(Charts and diagrams as code)
* START *

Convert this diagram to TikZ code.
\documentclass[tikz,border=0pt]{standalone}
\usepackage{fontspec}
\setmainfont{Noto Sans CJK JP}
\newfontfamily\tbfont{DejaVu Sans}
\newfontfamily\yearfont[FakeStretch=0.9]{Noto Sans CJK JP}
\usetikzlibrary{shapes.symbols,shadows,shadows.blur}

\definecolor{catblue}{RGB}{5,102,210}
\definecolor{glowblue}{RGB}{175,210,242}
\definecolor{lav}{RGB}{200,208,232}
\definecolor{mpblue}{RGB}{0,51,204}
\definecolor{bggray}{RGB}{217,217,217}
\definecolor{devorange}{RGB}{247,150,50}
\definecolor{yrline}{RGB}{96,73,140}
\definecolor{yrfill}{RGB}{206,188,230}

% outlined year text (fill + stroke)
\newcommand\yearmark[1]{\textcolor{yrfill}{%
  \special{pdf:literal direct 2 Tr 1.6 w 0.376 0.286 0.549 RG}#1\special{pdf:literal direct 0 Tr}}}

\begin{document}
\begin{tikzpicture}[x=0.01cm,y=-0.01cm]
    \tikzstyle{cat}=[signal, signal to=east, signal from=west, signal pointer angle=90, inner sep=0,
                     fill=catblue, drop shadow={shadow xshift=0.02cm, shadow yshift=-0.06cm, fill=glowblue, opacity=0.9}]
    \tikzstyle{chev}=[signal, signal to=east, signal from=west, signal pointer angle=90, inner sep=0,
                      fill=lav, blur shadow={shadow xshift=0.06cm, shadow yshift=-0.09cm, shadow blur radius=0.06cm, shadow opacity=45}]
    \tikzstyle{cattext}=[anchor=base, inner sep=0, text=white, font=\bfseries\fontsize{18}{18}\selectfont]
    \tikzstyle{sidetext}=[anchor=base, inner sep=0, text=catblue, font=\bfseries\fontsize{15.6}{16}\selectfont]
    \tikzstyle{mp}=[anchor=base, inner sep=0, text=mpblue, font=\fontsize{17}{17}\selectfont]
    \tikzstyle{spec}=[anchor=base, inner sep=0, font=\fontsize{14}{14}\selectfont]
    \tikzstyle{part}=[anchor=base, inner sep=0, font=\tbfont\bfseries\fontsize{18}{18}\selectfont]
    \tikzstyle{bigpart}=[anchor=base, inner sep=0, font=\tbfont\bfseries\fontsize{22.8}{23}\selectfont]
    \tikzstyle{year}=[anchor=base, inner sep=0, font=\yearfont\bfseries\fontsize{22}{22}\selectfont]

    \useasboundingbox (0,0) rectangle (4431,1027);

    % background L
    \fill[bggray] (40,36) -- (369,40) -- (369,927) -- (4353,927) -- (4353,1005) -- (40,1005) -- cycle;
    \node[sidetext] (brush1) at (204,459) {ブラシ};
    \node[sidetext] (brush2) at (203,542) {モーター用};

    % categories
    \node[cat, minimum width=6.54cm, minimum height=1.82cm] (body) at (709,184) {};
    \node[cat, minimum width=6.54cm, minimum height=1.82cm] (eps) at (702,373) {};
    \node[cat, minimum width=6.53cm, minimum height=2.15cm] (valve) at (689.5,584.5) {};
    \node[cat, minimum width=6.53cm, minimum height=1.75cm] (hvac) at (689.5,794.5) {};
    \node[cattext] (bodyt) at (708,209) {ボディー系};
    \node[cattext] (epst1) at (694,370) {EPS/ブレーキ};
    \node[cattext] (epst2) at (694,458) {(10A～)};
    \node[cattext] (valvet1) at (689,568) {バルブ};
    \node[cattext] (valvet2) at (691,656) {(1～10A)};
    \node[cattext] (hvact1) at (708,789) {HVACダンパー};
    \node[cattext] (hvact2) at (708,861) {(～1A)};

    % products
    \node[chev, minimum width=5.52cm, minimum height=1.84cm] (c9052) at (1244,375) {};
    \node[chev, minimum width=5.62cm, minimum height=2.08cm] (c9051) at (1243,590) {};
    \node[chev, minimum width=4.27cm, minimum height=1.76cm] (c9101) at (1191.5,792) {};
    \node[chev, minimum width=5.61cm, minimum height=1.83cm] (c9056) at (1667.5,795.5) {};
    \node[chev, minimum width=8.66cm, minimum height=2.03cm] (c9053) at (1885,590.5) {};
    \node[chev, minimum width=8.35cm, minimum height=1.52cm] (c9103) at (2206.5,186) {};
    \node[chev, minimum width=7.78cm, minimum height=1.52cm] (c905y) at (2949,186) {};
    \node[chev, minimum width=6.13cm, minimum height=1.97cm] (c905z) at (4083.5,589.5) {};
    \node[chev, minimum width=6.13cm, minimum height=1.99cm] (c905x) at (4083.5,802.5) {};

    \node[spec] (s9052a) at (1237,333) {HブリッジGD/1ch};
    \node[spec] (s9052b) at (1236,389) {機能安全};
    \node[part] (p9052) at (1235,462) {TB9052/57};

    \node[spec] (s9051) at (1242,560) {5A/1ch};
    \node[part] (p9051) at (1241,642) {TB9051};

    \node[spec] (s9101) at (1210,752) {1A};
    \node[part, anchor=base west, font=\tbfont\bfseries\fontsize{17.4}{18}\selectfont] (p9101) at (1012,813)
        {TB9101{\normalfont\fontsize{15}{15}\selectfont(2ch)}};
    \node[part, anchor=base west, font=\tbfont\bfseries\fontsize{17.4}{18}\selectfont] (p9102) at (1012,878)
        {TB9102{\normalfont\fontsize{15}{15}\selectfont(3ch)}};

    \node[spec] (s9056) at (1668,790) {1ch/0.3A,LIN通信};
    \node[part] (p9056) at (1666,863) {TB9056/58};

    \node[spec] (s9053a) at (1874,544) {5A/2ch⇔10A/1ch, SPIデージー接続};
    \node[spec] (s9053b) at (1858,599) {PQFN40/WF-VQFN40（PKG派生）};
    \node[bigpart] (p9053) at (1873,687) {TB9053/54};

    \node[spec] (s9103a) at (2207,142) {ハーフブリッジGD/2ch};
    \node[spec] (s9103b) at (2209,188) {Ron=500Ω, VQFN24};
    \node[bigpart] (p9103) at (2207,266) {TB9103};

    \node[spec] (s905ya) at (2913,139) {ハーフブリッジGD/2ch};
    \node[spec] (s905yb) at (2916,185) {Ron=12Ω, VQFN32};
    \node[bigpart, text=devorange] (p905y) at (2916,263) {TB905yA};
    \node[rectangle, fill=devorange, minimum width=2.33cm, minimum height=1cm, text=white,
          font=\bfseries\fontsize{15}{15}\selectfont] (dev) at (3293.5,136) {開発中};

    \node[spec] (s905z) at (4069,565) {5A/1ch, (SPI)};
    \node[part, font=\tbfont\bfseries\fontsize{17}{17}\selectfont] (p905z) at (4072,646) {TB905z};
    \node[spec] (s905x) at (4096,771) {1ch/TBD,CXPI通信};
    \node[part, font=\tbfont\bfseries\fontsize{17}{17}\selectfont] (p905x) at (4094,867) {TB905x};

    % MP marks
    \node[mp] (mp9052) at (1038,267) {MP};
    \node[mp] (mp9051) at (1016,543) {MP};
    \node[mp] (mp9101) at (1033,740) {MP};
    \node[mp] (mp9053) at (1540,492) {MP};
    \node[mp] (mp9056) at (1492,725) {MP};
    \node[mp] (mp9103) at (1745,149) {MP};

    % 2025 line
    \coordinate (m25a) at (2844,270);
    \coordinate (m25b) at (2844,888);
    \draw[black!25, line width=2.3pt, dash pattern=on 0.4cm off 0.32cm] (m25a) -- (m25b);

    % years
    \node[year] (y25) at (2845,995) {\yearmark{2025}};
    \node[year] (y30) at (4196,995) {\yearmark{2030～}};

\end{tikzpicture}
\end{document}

* END *
* START *

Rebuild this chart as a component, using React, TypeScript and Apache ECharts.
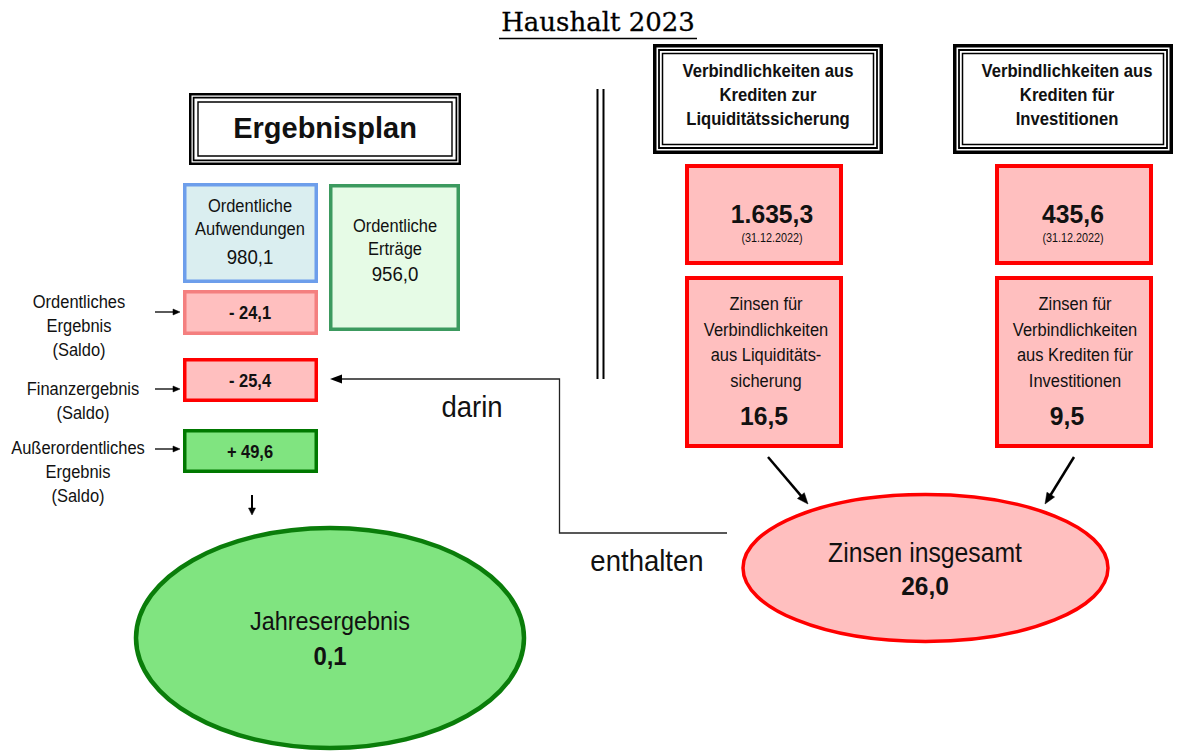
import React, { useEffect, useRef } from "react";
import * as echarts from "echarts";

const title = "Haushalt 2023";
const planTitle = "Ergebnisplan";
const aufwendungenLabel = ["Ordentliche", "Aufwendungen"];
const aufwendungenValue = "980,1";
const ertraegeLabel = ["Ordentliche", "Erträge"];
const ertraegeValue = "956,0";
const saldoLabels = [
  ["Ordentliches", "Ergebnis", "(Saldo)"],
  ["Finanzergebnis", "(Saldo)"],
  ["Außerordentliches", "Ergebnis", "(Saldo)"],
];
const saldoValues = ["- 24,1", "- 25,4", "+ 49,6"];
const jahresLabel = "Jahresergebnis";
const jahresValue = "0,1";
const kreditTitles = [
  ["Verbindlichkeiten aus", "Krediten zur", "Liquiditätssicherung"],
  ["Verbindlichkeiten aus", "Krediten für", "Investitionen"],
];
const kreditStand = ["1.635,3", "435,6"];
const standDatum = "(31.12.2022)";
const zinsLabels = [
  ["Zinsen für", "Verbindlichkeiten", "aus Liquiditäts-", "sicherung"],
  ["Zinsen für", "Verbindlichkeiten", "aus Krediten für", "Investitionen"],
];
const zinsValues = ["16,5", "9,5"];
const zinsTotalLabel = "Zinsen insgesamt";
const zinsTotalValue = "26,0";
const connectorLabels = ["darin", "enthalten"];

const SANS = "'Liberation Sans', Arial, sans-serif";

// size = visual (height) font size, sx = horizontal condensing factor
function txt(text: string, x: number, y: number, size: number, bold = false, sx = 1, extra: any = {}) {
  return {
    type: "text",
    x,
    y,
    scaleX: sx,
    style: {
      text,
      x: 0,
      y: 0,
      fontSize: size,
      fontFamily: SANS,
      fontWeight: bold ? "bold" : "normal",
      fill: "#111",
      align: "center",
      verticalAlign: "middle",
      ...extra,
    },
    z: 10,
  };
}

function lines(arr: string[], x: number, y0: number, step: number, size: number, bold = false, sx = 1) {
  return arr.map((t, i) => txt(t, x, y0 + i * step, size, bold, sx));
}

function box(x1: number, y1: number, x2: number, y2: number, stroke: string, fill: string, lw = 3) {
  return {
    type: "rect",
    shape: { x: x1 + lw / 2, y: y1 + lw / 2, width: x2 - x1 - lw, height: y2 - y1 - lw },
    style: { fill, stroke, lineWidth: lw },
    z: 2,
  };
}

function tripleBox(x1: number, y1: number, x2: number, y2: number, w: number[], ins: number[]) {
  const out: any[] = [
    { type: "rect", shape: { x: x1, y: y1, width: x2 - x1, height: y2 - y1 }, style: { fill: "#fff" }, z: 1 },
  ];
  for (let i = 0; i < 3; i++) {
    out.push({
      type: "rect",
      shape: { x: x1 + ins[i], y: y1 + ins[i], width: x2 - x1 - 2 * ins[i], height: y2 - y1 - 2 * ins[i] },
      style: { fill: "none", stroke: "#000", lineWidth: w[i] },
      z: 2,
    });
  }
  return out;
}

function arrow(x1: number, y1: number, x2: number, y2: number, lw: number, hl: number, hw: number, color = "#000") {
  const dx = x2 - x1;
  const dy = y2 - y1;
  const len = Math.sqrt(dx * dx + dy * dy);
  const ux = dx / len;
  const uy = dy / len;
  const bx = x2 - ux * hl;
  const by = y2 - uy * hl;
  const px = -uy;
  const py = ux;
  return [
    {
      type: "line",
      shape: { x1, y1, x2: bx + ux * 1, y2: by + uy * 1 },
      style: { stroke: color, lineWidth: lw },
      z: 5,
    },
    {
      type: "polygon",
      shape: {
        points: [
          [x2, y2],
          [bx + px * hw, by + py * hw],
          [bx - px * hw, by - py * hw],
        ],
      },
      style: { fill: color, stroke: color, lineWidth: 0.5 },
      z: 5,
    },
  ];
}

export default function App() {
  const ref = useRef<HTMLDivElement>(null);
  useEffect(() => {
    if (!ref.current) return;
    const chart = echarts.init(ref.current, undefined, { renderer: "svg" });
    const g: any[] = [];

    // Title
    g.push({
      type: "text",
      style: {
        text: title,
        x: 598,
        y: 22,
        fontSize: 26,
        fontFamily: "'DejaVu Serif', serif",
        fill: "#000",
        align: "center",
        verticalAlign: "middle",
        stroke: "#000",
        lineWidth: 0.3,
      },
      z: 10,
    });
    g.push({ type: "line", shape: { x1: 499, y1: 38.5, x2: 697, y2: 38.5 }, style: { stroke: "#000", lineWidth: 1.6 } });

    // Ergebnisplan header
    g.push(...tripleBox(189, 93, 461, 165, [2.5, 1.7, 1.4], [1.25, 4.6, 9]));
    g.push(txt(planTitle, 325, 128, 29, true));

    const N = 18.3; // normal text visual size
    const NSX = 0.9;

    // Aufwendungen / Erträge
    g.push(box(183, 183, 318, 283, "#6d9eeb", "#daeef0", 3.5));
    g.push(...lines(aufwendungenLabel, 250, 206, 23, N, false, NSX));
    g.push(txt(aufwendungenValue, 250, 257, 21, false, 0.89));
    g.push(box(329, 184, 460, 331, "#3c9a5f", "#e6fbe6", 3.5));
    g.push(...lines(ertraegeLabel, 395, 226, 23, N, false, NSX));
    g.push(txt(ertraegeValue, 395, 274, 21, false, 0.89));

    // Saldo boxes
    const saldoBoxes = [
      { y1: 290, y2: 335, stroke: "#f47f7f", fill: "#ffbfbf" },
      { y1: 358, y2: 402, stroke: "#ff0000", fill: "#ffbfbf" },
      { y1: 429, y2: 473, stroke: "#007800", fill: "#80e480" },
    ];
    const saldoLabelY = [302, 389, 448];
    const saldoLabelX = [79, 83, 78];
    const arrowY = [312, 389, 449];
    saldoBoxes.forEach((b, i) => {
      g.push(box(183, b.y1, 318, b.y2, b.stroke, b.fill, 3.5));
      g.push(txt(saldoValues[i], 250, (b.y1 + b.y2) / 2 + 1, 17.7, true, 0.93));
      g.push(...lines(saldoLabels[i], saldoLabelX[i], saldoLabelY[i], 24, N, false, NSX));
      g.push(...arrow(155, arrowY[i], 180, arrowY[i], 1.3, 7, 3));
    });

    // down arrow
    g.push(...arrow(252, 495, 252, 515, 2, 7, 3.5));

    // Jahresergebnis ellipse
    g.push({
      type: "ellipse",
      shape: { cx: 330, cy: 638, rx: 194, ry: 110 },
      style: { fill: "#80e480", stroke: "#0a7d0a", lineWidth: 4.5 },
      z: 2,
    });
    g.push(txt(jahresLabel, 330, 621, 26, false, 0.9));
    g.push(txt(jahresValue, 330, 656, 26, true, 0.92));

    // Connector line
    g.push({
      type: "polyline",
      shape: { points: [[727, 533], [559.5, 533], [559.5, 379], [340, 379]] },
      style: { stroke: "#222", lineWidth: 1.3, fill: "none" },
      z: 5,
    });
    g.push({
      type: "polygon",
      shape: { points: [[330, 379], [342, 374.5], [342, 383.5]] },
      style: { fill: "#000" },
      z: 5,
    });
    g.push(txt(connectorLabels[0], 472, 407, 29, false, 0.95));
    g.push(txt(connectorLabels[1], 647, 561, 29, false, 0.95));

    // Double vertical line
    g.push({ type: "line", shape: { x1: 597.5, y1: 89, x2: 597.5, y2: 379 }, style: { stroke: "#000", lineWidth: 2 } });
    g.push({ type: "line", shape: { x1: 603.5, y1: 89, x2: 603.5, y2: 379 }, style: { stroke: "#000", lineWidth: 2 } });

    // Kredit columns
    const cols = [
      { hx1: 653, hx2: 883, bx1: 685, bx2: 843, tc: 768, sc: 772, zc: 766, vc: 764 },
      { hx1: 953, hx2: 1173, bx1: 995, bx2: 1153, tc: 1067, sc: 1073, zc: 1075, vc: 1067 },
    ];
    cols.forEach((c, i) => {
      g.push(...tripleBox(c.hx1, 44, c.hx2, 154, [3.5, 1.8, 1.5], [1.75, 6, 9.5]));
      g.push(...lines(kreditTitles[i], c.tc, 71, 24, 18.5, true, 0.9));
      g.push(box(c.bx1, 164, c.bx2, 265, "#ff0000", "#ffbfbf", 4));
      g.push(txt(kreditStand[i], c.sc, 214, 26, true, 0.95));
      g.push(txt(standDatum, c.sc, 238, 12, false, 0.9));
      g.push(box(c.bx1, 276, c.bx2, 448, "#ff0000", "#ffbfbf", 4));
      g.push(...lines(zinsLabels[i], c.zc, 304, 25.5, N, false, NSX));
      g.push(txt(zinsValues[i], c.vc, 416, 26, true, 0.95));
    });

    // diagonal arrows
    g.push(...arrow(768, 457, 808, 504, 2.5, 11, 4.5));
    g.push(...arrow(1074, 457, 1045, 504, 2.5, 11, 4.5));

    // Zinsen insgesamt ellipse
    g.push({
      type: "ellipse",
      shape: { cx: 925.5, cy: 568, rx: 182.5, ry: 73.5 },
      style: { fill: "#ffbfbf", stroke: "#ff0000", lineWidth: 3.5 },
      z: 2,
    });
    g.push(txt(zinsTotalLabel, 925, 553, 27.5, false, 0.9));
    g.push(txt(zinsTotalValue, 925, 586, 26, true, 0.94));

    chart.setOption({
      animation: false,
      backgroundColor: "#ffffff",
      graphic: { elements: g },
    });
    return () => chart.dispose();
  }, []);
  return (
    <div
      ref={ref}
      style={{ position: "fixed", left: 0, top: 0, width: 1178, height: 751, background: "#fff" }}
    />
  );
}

* END *

AIM:
Show the lines from the data above that contain the string "React".

SOLUTION TO THIS TASK:
Rebuild this chart as a component, using React, TypeScript and Apache ECharts.
import React, { useEffect, useRef } from "react";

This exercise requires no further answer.